Yeah, it's interesting what sort of emergent properties come out of massively-scalable, massively-distributed systems. For example, when you write software in school or for single-machine deployment, you're taught to assume that when there's a bug it's your fault, a defect in your software. That's no longer the case when you get into massive (10K+ machine) clusters, where when your program fails, it might be your software, or it might be the hardware, or it might be a random event like a cosmic ray (seriously...in early Google history, there were several failed crawls that happened because cosmic rays caused random single-bit errors in the software).

And so all the defect-prevention approaches you learn for writing single-machine software - testing, assertions, invariants, static-typing, code reviews, linters, coding standards - need to be supplemented with architectural approaches. Retries, canaries, phased rollouts, supervisors, restarts, checksums, timeouts, distributed transactions, replicas, Paxos, quorums, recovery logic, etc.
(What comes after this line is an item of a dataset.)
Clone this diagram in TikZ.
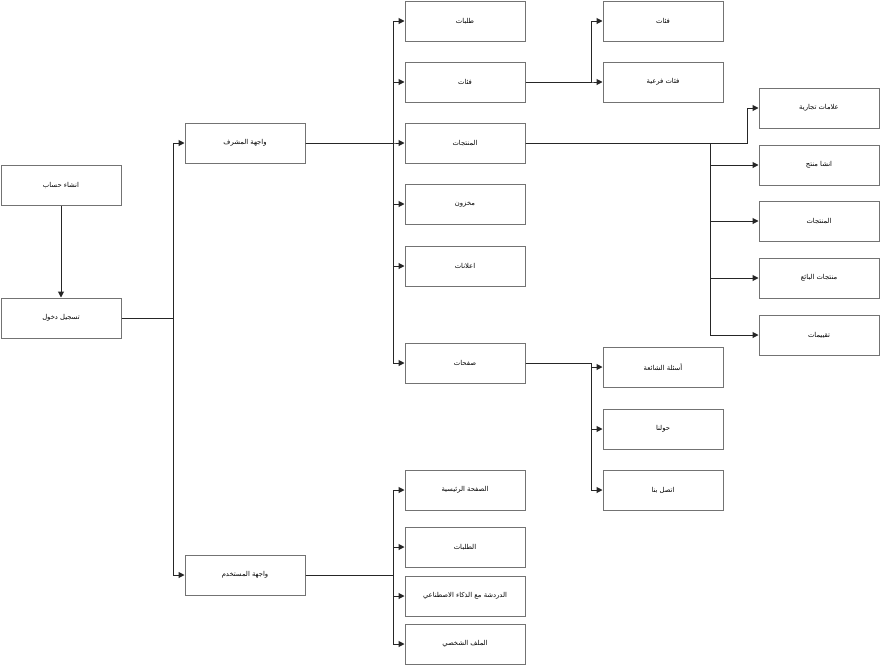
\documentclass[tikz,border=0pt]{standalone}
\usepackage{fontspec}
\newfontfamily\arabicfont[Script=Arabic]{DejaVu Sans}
\TeXXeTstate=1
\usetikzlibrary{arrows.meta}
\newcommand{\artext}[1]{{\arabicfont\beginR #1\endR}}
\begin{document}
\begin{tikzpicture}[x=1pt,y=-1pt,
  box/.style={draw=black!55,line width=1pt,fill=white,minimum width=120pt,minimum height=40pt,inner sep=0pt,font=\fontsize{6.8}{8}\selectfont},
  link/.style={draw=black!85,line width=1pt,-{Triangle[length=6pt,width=6pt]}}]
\useasboundingbox[fill=white] (0,0) rectangle (881,665);

% bus coordinates
\coordinate (b1) at (173,0);
\coordinate (b2) at (393,0);
\coordinate (b3) at (591,0);
\coordinate (b4) at (710,0);
\coordinate (b4b) at (747,0);

% nodes
\node[box] (create) at (61,185) {\artext{انشاء حساب}};
\node[box] (login) at (61,318) {\artext{تسجيل دخول}};
\node[box] (admin) at (245,143) {\artext{واجهة المشرف}};
\node[box] (user) at (245,575) {\artext{واجهة المستخدم}};

\node[box] (orders) at (465,21) {\artext{طلبات}};
\node[box] (cats) at (465,82) {\artext{فئات}};
\node[box] (prods) at (465,143) {\artext{المنتجات}};
\node[box] (stock) at (465,204) {\artext{مخزون}};
\node[box] (ads) at (465,266) {\artext{اعلانات}};
\node[box] (pages) at (465,363) {\artext{صفحات}};

\node[box] (cats2) at (663,21) {\artext{فئات}};
\node[box] (subcats) at (663,82) {\artext{فئات فرعية}};

\node[box] (brands) at (819,108) {\artext{علامات تجارية}};
\node[box] (newprod) at (819,165) {\artext{انشا منتج}};
\node[box] (prods2) at (819,221) {\artext{المنتجات}};
\node[box] (vendor) at (819,278) {\artext{منتجات البائع}};
\node[box] (reviews) at (819,335) {\artext{تقييمات}};

\node[box] (faq) at (663,367) {\artext{أسئلة الشائعة}};
\node[box] (about) at (663,429) {\artext{حولنا}};
\node[box] (contact) at (663,490) {\artext{اتصل بنا}};

\node[box] (home) at (465,490) {\artext{الصفحة الرئيسية}};
\node[box] (uorders) at (465,547) {\artext{الطلبات}};
\node[box] (chat) at (465,596) {\artext{الدردشة مع الذكاء الاصطناعي}};
\node[box] (profile) at (465,644) {\artext{الملف الشخصي}};

% connectors
\draw[link] (create) -- (login);

\draw[link] (login.east) -- (login.east -| b1) |- (admin.west);
\draw[link] (login.east) -- (login.east -| b1) |- (user.west);

\foreach \c in {orders,cats,prods,stock,ads,pages}
  \draw[link] (admin.east) -- (admin.east -| b2) |- (\c.west);

\foreach \c in {cats2,subcats}
  \draw[link] (cats.east) -- (cats.east -| b3) |- (\c.west);

\draw[link] (prods.east) -- (prods.east -| b4b) |- (brands.west);
\foreach \c in {newprod,prods2,vendor,reviews}
  \draw[link] (prods.east) -- (prods.east -| b4) |- (\c.west);

\foreach \c in {faq,about,contact}
  \draw[link] (pages.east) -- (pages.east -| b3) |- (\c.west);

\foreach \c in {home,uorders,chat,profile}
  \draw[link] (user.east) -- (user.east -| b2) |- (\c.west);
\end{tikzpicture}
\end{document}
A typical C++ or Java programmer thinks of reliability in terms of "How many bugs are in my program?" The Erlang guys figured out a while ago that this is insufficient for reliability, because the hardware might (and will, in a sufficiently large system) fail, and so to build reliable systems you need at least two computers, and it's better to let errors kill the process and trigger a fallback than to try to never have errors.